In Savrola, Churchill’s only novel, we find a somewhat different teaching. The rhetorician is “responsible for the actions of the crowd he addresses,” therefore not completely OF the people. “Savrola’s democracy…. is a democracy founded upon an unchanging standard, a standard that determines what constitutes excellence or superiority….” Discovering that standard requires private thought, not public speech or sympathy. Although Arnn does not explicitly say so, this means that the Churchillian rhetorician is something of a detached spectator. He is perhaps not quite a philosopher, either; he is an “independent statesman.” Rhetoric “unites the two aspects in [the independent statesman], the aspect having more to do with the urgencies of the moment, and the aspect having more to do with the enduring questions posed by politics.”
With the exception of Silver’s Coolidge, each of the “traditional” rhetoricians combines classical and modern thought in some way. Given limitations of space, none of the writers except Brann precisely measures the ratio of classical to modern. The volume’s other four writers discuss contemporary ‘rhetoric,’ better called “popular or mass rhetoric” (Jeffrey Tulis), “liberal democratic rhetoric” (John Zvesper), Holmesian rhetoric (Walter Berns), or “communication” (Harvey C. Mansfield, Jr.). Whatever it is called, there is no doubt concerning its modernity.
Tulis remarks that the Founders and almost all of the nineteenth-century presidents spoke to the people through Congress, appealing to Constitutional principles. The only one who did not was Andrew Johnson, and the tenth Article of Impeachment against him cited “intemperate, inflammatory, and scandalous harangues, delivered in a loud voice.” By contrast, Woodrow Wilson spoke to Congress through the people, anticipating the now-customary practice of attempting “to build ‘visions’ of the future out of undisciplined vulgarizations of leading strands of contemporary thought.” As a result, Tulis notes, Congressional deliberation atrophies, presidential thought declines to crowd level, and the people lose respect for their putative ‘opinion leaders.’
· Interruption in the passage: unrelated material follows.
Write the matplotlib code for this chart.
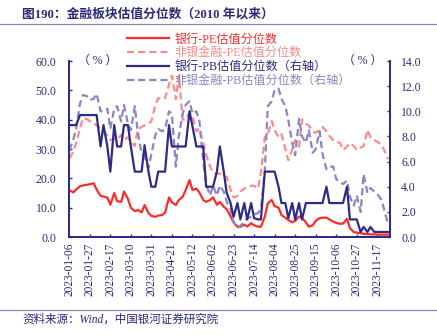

Zvesper describes the problem faced by Wilson’s political heir, Franklin Roosevelt. Observing that the word ‘rhetoric’ usually carries pejorative weight in contemporary progressive-liberal discourse, in which it conjures images of “passionate controversy” and “illiberal claims to power,” Zvesper sees that liberals must seek a way to “say something as strong as” passion and illiberality without becoming themselves illiberal. To do this progressive-liberals have little choice but play their own (as it were) rhetorical strength by combining “finality and progress,” “moderation and daring.” Roosevelt did not entirely succeed in this. He was too ‘conservative’ in the sense that he wrongly assumed U. S. industrialization had ended, that the political task was to more justly manage a permanently limited economy—a theme, it might be added, that has recurred in every generation of progressive-liberals since then. Administrators, captains of social work, would replace captains of industry, FDR hoped. In attempting to effect this replacement, Roosevelt not only neglected the persistence of entrepreneurial daring but occasionally neglected rhetorical moderation, as in his complaints against the “new despotism” of “economic royalists.” In a spirit of helpfulness, Zvesper encourages progressive-liberals to manifest “righteous anger” against individual opponent while eschewing expressions of “passionate hatred” aroused against a social/economic classes. This might prove a difficult line to walk.
Walter Berns finds a forerunner of Wilson not in the partisan political arena but on the Supreme Court. Owing in part to the influence of Oliver Wendell Holmes, “instead of defending constitutional principle from popular majorities, the Supreme Court… has come to see its function as that of imposing ‘modern authority’ on a population that is not disposed to accept.” As with the office of the presidency, this high trendiness causes the people to “lose respect” for the Constitution. As it must: progressivism points not to things past for its authority but to ‘the promise of American life,’ to the future. At best it can allow that the Constitution was ‘good for its time.’
Harvey C. Mansfield, Jr., agrees with Berns that the phrase ‘modern authority’ constitutes a near-oxymoron. What is now called ‘communication,’ as distinguished from rhetoric, levels distinctions among citizens of different countries and in that sense is apolitical. Communication stresses novelty as against tradition and custom, the ‘rule’ of ‘intellectuals’ as against political rule, and the excitation of “feelings” (particularly compassion and indignation, sentiments associated with insecurity, mortality) as against religion or philosophy. Mansfield calls this “an idealism of materialism.” Not speech or deliberation but decision, tending toward the impassioned and the arbitrary, issues from this peculiar idealism. Among philosophers, Kant insisted on the moral importance of decision, but he was no simple materialist, and scarcely was one to valorize passion. “Today we might regard Kant’s confidence in knowing evil and good as naïve, but to make up for this, we assume with greater complacency than he that ignorance of good and evil do not matter.” By “we” Mansfield means democrats generally but democratic intellectuals preeminently. Such complacency tends to undercut intellectuality itself: “How can intellectuals retain their status if they admit that information has replaced deliberation and no longer assert that the intellect elevates them above others? To reflect on that question, a philosopher is needed.” The philosopher might begin by considering the mental determinism Brann ascribes to Madison and the extent to which it might come to weaken the deliberative capacity, over the generations. An intellectual historian might come to doubt whether Madison really considered himself and his colleagues to have been intellectually ‘determined’ at all; in any event, they didn’t act as if they did.
This book should strengthen the deliberative capacity of its readers and therefore deserves as large a readership as can be reconciled with deliberativeness.